Il n'est pas rare que les prix des minerais -et, par conséquent, des métaux de récupération- passent du simple au double en moins d'un an, puis redescendent de moitié l'année d'après !... De surcroît, les courbes d'évaluation ne sont pas toujours identiques selon les métaux, rendant les prévisions quasi impossibles : tandis que les cours de l'aluminium et du zinc explosaient ( quasi doublement) entre la mi 1996 et la mi 1997, le cours du plomb diminuait...

Cette volatilité constitue une difficulté majeure à la valorisation des MNF.

La compétitivité des filières existantes n'est donc nullement définitivement acquise, et l'amélioration de la collecte doit être une préoccupation constante partagée par tous (sans pour autant instituer de taxe sur l'utilisation des minerais car, malgré le développement des filières secondaires, l'industrie continue d'exploiter la filière du raffinage du minerai.
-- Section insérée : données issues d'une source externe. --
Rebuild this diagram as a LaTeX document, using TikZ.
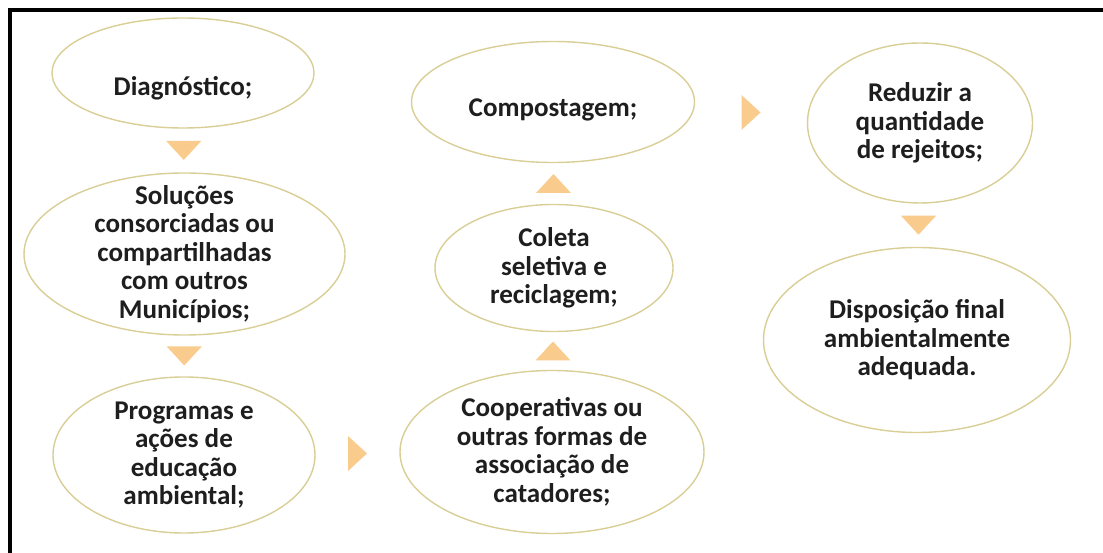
\documentclass[tikz,border=0pt]{standalone}
\usepackage{fontspec}
\setmainfont{Carlito}
\usetikzlibrary{shapes.geometric,calc}

\definecolor{rim}{RGB}{216,206,150}
\definecolor{peach}{RGB}{249,203,140}
\definecolor{ink}{RGB}{30,30,30}

\tikzset{
  stage/.style={ellipse, draw=rim, line width=0.8pt, inner sep=0pt},
  every label/.style={align=center, text=ink, font=\bfseries\fontsize{15.4}{16.2}\selectfont},
  tri/.style={fill=peach, draw=none}
}

\begin{document}
\begin{tikzpicture}
    \useasboundingbox (0,0) rectangle (22.06,11.06);
    \draw [line width=2.5pt] (0.2,0) -- (0.2,10.86) -- (22.06,10.86);

    % left column
    \node [stage, minimum width=5.24cm, minimum height=2.2cm,
        label={[yshift=-0.3cm]center:Diagnóstico;}] (diag) at (3.66,9.60) {};
    \node [stage, minimum width=6.42cm, minimum height=3.24cm,
        label={center:{Soluções\\consorciadas ou\\compartilhadas\\com outros\\Municípios;}}] (sol) at (3.69,5.98) {};
    \node [stage, minimum width=5.24cm, minimum height=3.12cm,
        label={center:{Programas e\\ações de\\educação\\ambiental;}}] (prog) at (3.68,1.96) {};

    % middle column
    \node [stage, minimum width=6.08cm, minimum height=3.26cm,
        label={center:{Cooperativas ou\\outras formas de\\associação de\\catadores;}}] (coop) at (11.04,2.02) {};
    \node [stage, minimum width=4.76cm, minimum height=2.54cm,
        label={center:{Coleta\\seletiva e\\reciclagem;}}] (col) at (11.08,5.70) {};
    \node [stage, minimum width=5.66cm, minimum height=2.42cm,
        label={[yshift=-0.15cm]center:Compostagem;}] (comp) at (11.06,9.02) {};

    % right column
    \node [stage, minimum width=4.5cm, minimum height=3.2cm,
        label={center:{Reduzir a\\quantidade\\de rejeitos;}}] (red) at (18.40,8.60) {};
    \node [stage, minimum width=6.14cm, minimum height=3.7cm,
        label={center:{Disposição final\\ambientalmente\\adequada.}}] (disp) at (18.34,4.26) {};

    % arrows between the stages
    \coordinate (a1) at ($(diag.south)!0.5!(sol.north)$);
    \coordinate (a2) at ($(sol.south)!0.5!(prog.north)$);
    \coordinate (a3) at ($(prog.east)!0.5!(coop.west)$);
    \coordinate (a4) at ($(coop.north)!0.5!(col.south)$);
    \coordinate (a5) at ($(col.north)!0.5!(comp.south)$);
    \coordinate (a6) at ($(comp.east)!0.5!(red.west)$);
    \coordinate (a7) at ($(red.south)!0.5!(disp.north)$);

    \foreach \c in {a1,a2,a7}
        \fill [tri] ([shift={(-0.35,0.19)}]\c) -- ++(0.7,0) -- ++(-0.35,-0.38) -- cycle;
    \foreach \c in {a4,a5}
        \fill [tri] ([shift={(-0.35,-0.19)}]\c) -- ++(0.7,0) -- ++(-0.35,0.38) -- cycle;
    \foreach \c in {a3,a6}
        \fill [tri] ([shift={(-0.19,0.35)}]\c) -- ++(0,-0.7) -- ++(0.38,0.35) -- cycle;
\end{tikzpicture}
\end{document}
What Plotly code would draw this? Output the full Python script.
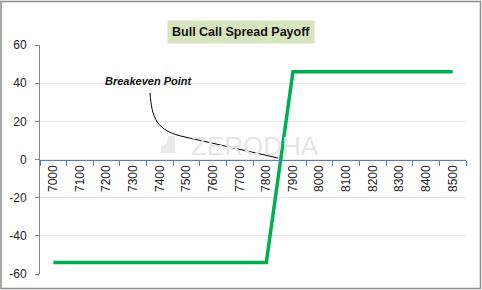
import plotly.graph_objects as go

strikes = [str(s) for s in range(7000, 8501, 100)]
payoff = [-54, -54, -54, -54, -54, -54, -54, -54, -54, 46, 46, 46, 46, 46, 46, 46]
y_ticks = [-60, -40, -20, 0, 20, 40, 60]
y_labels = [str(v) for v in y_ticks]

title_text = "Bull Call Spread Payoff"
note_text = "Breakeven Point"

W, H = 482, 290
L, R, T, B = 40, 16, 45, 16
PW, PH = W - L - R, H - T - B


def px(x):
    return (x - L) / PW


def py(y):
    return (H - B - y) / PH


fig = go.Figure()
fig.add_trace(go.Scatter(
    x=strikes, y=payoff, mode="lines",
    line=dict(color="#00b050", width=3.5),
    showlegend=False, hoverinfo="skip",
))

fig.update_layout(
    width=W, height=H,
    margin=dict(l=L, r=R, t=T, b=B, autoexpand=False),
    paper_bgcolor="white", plot_bgcolor="white",
    font=dict(family="Liberation Sans, Arial, sans-serif", size=12, color="#222"),
    xaxis=dict(
        type="category", anchor="free", position=0.5,
        showline=True, linecolor="#4f81bd", linewidth=1,
        ticks="outside", tickson="boundaries", ticklen=5, tickcolor="#4f81bd",
        tickangle=-90, tickfont=dict(size=12, color="#222"),
        showgrid=False, zeroline=False, fixedrange=True, automargin=False,
        range=[-0.5, len(strikes) - 0.5],
    ),
    yaxis=dict(
        range=[-60, 60], tickvals=y_ticks, ticktext=y_labels,
        showline=True, linecolor="#868686", linewidth=1,
        ticks="outside", ticklen=4, tickcolor="#868686",
        ticklabelstandoff=6, automargin=False,
        showgrid=True, gridcolor="#e9e9e9", gridwidth=1,
        zeroline=False, tickfont=dict(size=12, color="#222"),
    ),
)

# Watermark
fig.add_shape(type="path", xref="paper", yref="paper",
              path=f"M {px(161)},{py(153)} L {px(175)},{py(153)} L {px(175)},{py(136)} L {px(168)},{py(136)} Q {px(168)},{py(146)} {px(161)},{py(146)} Z",
              fillcolor="#ebebeb", line=dict(width=0), layer="below")
fig.add_annotation(text="ZERODHA", xref="paper", yref="paper",
                   x=px(255), y=py(146), xanchor="center", showarrow=False,
                   font=dict(family="Liberation Sans, Arial", size=26, color="#e6e6e6"))

# Title
fig.add_annotation(text="<b>" + title_text + "</b>", xref="paper", yref="paper",
                   x=px(240.5), y=py(20), xanchor="center", showarrow=False,
                   bgcolor="#d7e4bd", borderpad=4,
                   font=dict(size=12.5, color="#111"))

# Breakeven label and curve
fig.add_annotation(text="<b><i>" + note_text + "</i></b>", xref="paper", yref="paper",
                   x=px(103), y=py(73), xanchor="left", showarrow=False,
                   font=dict(size=11, color="#111"))
fig.add_shape(type="path", xref="paper", yref="paper",
              path=(f"M {px(150)},{py(93)} C {px(152)},{py(118)} {px(156)},{py(131)} {px(185)},{py(137)} "
                    f"L {px(278)},{py(158)}"),
              line=dict(color="black", width=1))

# Outer border
fig.add_shape(type="rect", xref="paper", yref="paper",
              x0=px(1), x1=px(480.5), y0=py(288.5), y1=py(1.5),
              line=dict(color="#8c8c8c", width=1.5), layer="above")

fig.write_html("out.html")
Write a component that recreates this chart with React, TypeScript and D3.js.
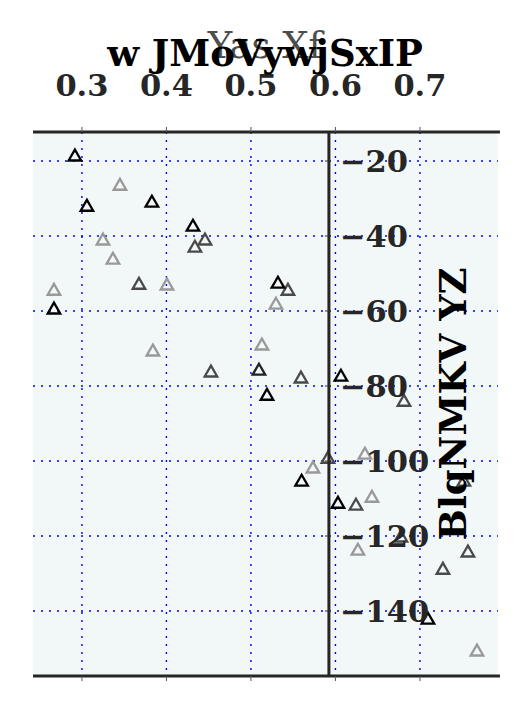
import React from "react";
import * as d3 from "d3";

const W = 531;
const H = 708;

const xTicks = [0.3, 0.4, 0.5, 0.6, 0.7];
const yTicks = [-20, -40, -60, -80, -100, -120, -140];

const blackX = [0.2917, 0.3059, 0.3828, 0.4314, 0.532, 0.2669, 0.519, 0.56, 0.6065, 0.603, 0.7095];
const blackY = [-18.9, -32.3, -31.2, -37.6, -52.8, -59.7, -82.7, -105.6, -77.6, -111.5, -142.4];

const darkX = [0.5095];
const darkY = [-76];

const midX = [0.4456, 0.4337, 0.3675, 0.5438, 0.4527, 0.5592, 0.5911, 0.6243, 0.6775, 0.7568, 0.7272, 0.6811, 0.752];
const midY = [-41.3, -43.2, -53.1, -54.7, -76.5, -78.1, -99.5, -112, -120.5, -124.5, -129.1, -84.3, -105.6];

const lightX = [0.345, 0.3249, 0.3367, 0.2669, 0.4006, 0.5296, 0.513, 0.384, 0.5734, 0.6349, 0.6432, 0.6266, 0.7675];
const lightY = [-26.7, -41.3, -46.4, -54.7, -53.3, -58.4, -69.3, -70.9, -102.1, -98.4, -109.9, -124, -150.9];

const series = [
  { xs: lightX, ys: lightY, color: "#999999" },
  { xs: midX, ys: midY, color: "#4a4a4a" },
  { xs: darkX, ys: darkY, color: "#222222" },
  { xs: blackX, ys: blackY, color: "#000000" },
];

const L = 33, R = 498, T = 132, B = 676;

export default function App() {
  const x = d3.scaleLinear().domain([0.2421, 0.7924]).range([L, R]);
  const y = d3.scaleLinear().domain([-12.27, -157.33]).range([T, B]);
  const spineX = x(0.5923);
  const tri = d3.symbol(d3.symbolTriangle, 68)() as string;
  const font = "'DejaVu Serif', serif";
  return (
    <svg width={W} height={H} style={{ position: "absolute", left: 0, top: 0 }}>
      <rect x={L} y={T} width={R - L} height={B - T} fill="#f2f7f7" />
      {xTicks.map((t) => (
        <line key={"gx" + t} x1={x(t)} x2={x(t)} y1={T} y2={B} stroke="#0000ff" strokeWidth={1.4} strokeDasharray="2 6" />
      ))}
      {yTicks.map((t) => (
        <line key={"gy" + t} x1={L} x2={R} y1={y(t)} y2={y(t)} stroke="#0000ff" strokeWidth={1.4} strokeDasharray="2 6" />
      ))}
      {series.map((s, si) =>
        s.xs.map((xv, i) => (
          <path
            key={si + "-" + i}
            d={tri}
            transform={`translate(${x(xv)},${y(s.ys[i])})`}
            fill="none"
            stroke={s.color}
            strokeWidth={2.3}
          />
        ))
      )}
      {/* spines */}
      <line x1={L} x2={R + 2} y1={T} y2={T} stroke="#262626" strokeWidth={3} />
      <line x1={L} x2={R + 2} y1={B} y2={B} stroke="#262626" strokeWidth={3} />
      <line x1={spineX} x2={spineX} y1={T} y2={B} stroke="#262626" strokeWidth={3} />
      {/* x ticks top & bottom */}
      {xTicks.map((t) => (
        <g key={"xt" + t}>
          <line x1={x(t)} x2={x(t)} y1={T - 5} y2={T} stroke="#555" strokeWidth={1} />
          <line x1={x(t)} x2={x(t)} y1={B} y2={B + 5} stroke="#555" strokeWidth={1} />
          <text x={x(t)} y={96} textAnchor="middle" fontFamily={font} fontWeight="bold" fontSize={30.5} fill="#262626">
            {t.toFixed(1)}
          </text>
        </g>
      ))}
      {/* y ticks */}
      {yTicks.map((t) => (
        <g key={"yt" + t}>
          <line x1={spineX - 4} x2={spineX} y1={y(t)} y2={y(t)} stroke="#333" strokeWidth={1} />
          <text x={340} y={y(t)} dy="0.36em" textAnchor="start" fontFamily={font} fontWeight="bold" fontSize={30.5} fill="#262626">
            {"\u2212" + Math.abs(t)}
          </text>
        </g>
      ))}
      {/* x label at top */}
      <text x={265} y={58} textAnchor="middle" fontFamily={font} fontSize={37} fill="#4d4d4d">
        Yas Xf
      </text>
      {/* title */}
      <text x={265} y={66} textAnchor="middle" fontFamily={font} fontWeight="bold" fontSize={37} fill="#000">
        w JMoVywjSxIP
      </text>
      {/* right y label */}
      <text
        transform={`translate(466,404) rotate(-90)`}
        textAnchor="middle"
        fontFamily={font}
        fontWeight="bold"
        fontSize={37}
        fill="#000"
      >
        BlqNMKV YZ
      </text>
    </svg>
  );
}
Une éventuelle taxe -une de plus- compromettrait l'ensemble de la profession.)

La seconde difficulté est d'ordre juridique et culturel . On remarquera qu'au cours de cette présentation, il n'a jamais été fait référence aux " déchets ". La matière récupérée, même en fin de vie ou " abandonnée " par son utilisateur, est une véritable matière première secondaire, et doit être traitée comme telle.

Les produits récupérés ne sont pas des déchets, fussent-ils qualifiés de spéciaux, et les installations correspondantes ne sont pas des installations d'élimination de déchets.

La qualification est très importante, car elle entraîne des contraintes spécifiques, et conditionne l'" accueil " des populations. On observera, par exemple, que certains résidus, comme l'écume de première fusion d'aluminium, sont classés comme déchets industriels spéciaux en Europe, mais figurent sur la liste des déchets non dangereux de la convention de Bâle de l'Organisation de coopération et de développement économique (OCDE), et ne sont même pas considérés comme déchets aux États-Unis. Autre exemple, les scories de métallurgie primaire du plomb et du zinc sont catalogués en DIS et stockées en terrils, alors même qu'elles sont couramment utilisées en technique routière et en génie civil dans d'autres pays d'Europe (construction de digues par exemple).

La valorisation impose aussi un changement d'attitude. Le principe de précaution ne doit pas conduire à bloquer toute initiative.